Job:
Pictures do not belong in the copy; transcribe everything else in the records exactly.

___ Record excerpts ___

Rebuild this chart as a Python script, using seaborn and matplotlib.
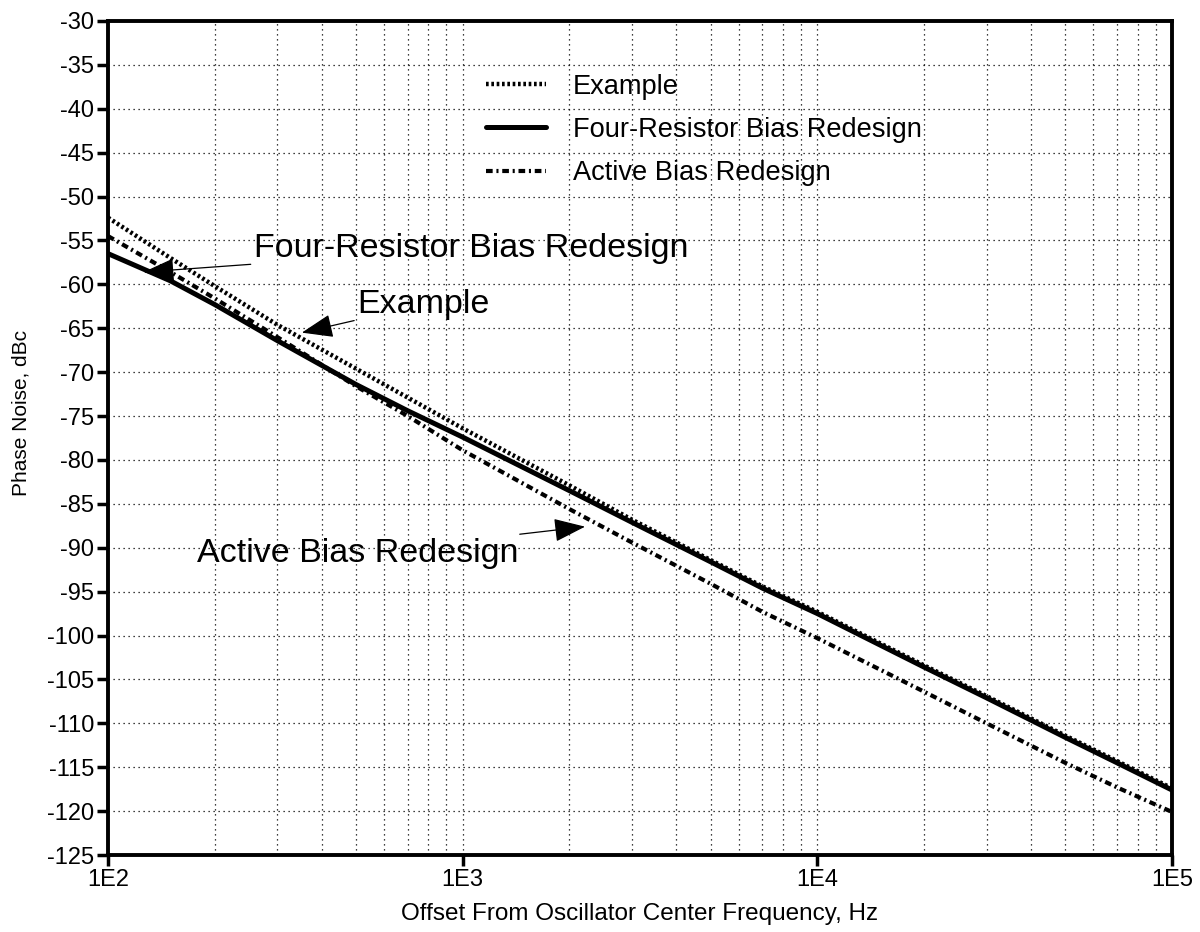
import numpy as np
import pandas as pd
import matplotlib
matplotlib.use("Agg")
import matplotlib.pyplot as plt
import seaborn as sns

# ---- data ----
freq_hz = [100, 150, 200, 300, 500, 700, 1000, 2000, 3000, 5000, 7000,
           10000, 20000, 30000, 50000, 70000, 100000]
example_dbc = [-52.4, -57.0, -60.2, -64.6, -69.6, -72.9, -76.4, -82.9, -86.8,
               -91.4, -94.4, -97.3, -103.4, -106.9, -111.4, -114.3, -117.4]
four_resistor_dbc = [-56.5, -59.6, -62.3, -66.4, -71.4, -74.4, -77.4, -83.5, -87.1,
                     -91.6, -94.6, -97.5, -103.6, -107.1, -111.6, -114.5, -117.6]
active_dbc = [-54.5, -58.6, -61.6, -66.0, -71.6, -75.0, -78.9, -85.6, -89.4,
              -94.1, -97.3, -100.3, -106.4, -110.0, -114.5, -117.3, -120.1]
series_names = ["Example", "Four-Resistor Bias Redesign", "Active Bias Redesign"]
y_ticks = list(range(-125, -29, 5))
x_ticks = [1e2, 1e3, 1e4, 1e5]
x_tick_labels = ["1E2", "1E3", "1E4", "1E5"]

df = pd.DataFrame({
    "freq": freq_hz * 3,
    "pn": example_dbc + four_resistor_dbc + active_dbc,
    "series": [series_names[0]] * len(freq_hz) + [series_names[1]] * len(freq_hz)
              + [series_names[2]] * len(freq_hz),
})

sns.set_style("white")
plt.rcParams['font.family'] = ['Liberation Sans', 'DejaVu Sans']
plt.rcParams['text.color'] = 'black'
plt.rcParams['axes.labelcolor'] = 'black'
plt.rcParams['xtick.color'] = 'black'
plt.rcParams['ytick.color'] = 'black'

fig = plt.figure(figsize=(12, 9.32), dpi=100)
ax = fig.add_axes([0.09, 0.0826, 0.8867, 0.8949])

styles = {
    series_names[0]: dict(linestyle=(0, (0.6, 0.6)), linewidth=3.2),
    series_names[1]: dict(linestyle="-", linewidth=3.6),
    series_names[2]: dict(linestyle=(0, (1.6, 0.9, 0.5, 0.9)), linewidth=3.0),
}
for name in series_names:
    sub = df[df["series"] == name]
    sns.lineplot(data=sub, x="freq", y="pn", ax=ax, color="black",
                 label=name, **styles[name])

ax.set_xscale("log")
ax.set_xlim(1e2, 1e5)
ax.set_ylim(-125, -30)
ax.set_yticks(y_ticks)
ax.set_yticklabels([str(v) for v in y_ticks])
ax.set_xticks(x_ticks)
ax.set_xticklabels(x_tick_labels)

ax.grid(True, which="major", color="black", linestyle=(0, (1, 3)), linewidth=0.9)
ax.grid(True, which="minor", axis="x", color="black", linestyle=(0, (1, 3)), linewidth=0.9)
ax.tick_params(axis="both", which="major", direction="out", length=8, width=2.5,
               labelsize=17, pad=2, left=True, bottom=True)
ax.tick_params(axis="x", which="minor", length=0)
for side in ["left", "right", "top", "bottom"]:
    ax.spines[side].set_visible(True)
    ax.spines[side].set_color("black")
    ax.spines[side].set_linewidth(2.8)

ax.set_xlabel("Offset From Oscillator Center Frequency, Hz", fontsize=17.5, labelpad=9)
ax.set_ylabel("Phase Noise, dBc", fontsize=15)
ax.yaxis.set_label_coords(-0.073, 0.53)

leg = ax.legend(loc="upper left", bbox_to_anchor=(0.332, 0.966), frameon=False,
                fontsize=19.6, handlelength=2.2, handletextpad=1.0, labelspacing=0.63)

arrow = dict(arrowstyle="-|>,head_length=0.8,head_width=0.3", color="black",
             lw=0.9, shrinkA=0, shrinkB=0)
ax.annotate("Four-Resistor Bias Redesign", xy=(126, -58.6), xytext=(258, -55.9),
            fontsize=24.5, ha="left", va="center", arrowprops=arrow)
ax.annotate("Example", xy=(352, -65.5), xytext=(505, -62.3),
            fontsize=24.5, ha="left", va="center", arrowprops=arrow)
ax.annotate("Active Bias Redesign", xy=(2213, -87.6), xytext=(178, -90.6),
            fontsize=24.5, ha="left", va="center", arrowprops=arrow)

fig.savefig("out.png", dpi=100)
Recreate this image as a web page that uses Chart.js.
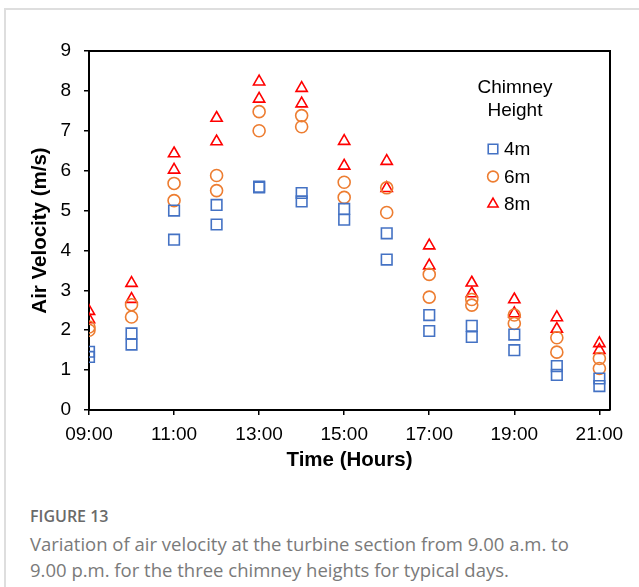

___

The answer:
Rebuild this chart as a Python script, using seaborn and matplotlib.
import numpy as np
import pandas as pd
import matplotlib
matplotlib.use("Agg")
import matplotlib.pyplot as plt
import seaborn as sns

# ---- data ----
freq_hz = [100, 150, 200, 300, 500, 700, 1000, 2000, 3000, 5000, 7000,
           10000, 20000, 30000, 50000, 70000, 100000]
example_dbc = [-52.4, -57.0, -60.2, -64.6, -69.6, -72.9, -76.4, -82.9, -86.8,
               -91.4, -94.4, -97.3, -103.4, -106.9, -111.4, -114.3, -117.4]
four_resistor_dbc = [-56.5, -59.6, -62.3, -66.4, -71.4, -74.4, -77.4, -83.5, -87.1,
                     -91.6, -94.6, -97.5, -103.6, -107.1, -111.6, -114.5, -117.6]
active_dbc = [-54.5, -58.6, -61.6, -66.0, -71.6, -75.0, -78.9, -85.6, -89.4,
              -94.1, -97.3, -100.3, -106.4, -110.0, -114.5, -117.3, -120.1]
series_names = ["Example", "Four-Resistor Bias Redesign", "Active Bias Redesign"]
y_ticks = list(range(-125, -29, 5))
x_ticks = [1e2, 1e3, 1e4, 1e5]
x_tick_labels = ["1E2", "1E3", "1E4", "1E5"]

df = pd.DataFrame({
    "freq": freq_hz * 3,
    "pn": example_dbc + four_resistor_dbc + active_dbc,
    "series": [series_names[0]] * len(freq_hz) + [series_names[1]] * len(freq_hz)
              + [series_names[2]] * len(freq_hz),
})

sns.set_style("white")
plt.rcParams['font.family'] = ['Liberation Sans', 'DejaVu Sans']
plt.rcParams['text.color'] = 'black'
plt.rcParams['axes.labelcolor'] = 'black'
plt.rcParams['xtick.color'] = 'black'
plt.rcParams['ytick.color'] = 'black'

fig = plt.figure(figsize=(12, 9.32), dpi=100)
ax = fig.add_axes([0.09, 0.0826, 0.8867, 0.8949])

styles = {
    series_names[0]: dict(linestyle=(0, (0.6, 0.6)), linewidth=3.2),
    series_names[1]: dict(linestyle="-", linewidth=3.6),
    series_names[2]: dict(linestyle=(0, (1.6, 0.9, 0.5, 0.9)), linewidth=3.0),
}
for name in series_names:
    sub = df[df["series"] == name]
    sns.lineplot(data=sub, x="freq", y="pn", ax=ax, color="black",
                 label=name, **styles[name])

ax.set_xscale("log")
ax.set_xlim(1e2, 1e5)
ax.set_ylim(-125, -30)
ax.set_yticks(y_ticks)
ax.set_yticklabels([str(v) for v in y_ticks])
ax.set_xticks(x_ticks)
ax.set_xticklabels(x_tick_labels)

ax.grid(True, which="major", color="black", linestyle=(0, (1, 3)), linewidth=0.9)
ax.grid(True, which="minor", axis="x", color="black", linestyle=(0, (1, 3)), linewidth=0.9)
ax.tick_params(axis="both", which="major", direction="out", length=8, width=2.5,
               labelsize=17, pad=2, left=True, bottom=True)
ax.tick_params(axis="x", which="minor", length=0)
for side in ["left", "right", "top", "bottom"]:
    ax.spines[side].set_visible(True)
    ax.spines[side].set_color("black")
    ax.spines[side].set_linewidth(2.8)

ax.set_xlabel("Offset From Oscillator Center Frequency, Hz", fontsize=17.5, labelpad=9)
ax.set_ylabel("Phase Noise, dBc", fontsize=15)
ax.yaxis.set_label_coords(-0.073, 0.53)

leg = ax.legend(loc="upper left", bbox_to_anchor=(0.332, 0.966), frameon=False,
                fontsize=19.6, handlelength=2.2, handletextpad=1.0, labelspacing=0.63)

arrow = dict(arrowstyle="-|>,head_length=0.8,head_width=0.3", color="black",
             lw=0.9, shrinkA=0, shrinkB=0)
ax.annotate("Four-Resistor Bias Redesign", xy=(126, -58.6), xytext=(258, -55.9),
            fontsize=24.5, ha="left", va="center", arrowprops=arrow)
ax.annotate("Example", xy=(352, -65.5), xytext=(505, -62.3),
            fontsize=24.5, ha="left", va="center", arrowprops=arrow)
ax.annotate("Active Bias Redesign", xy=(2213, -87.6), xytext=(178, -90.6),
            fontsize=24.5, ha="left", va="center", arrowprops=arrow)

fig.savefig("out.png", dpi=100)
Recreate this image as a web page that uses Chart.js.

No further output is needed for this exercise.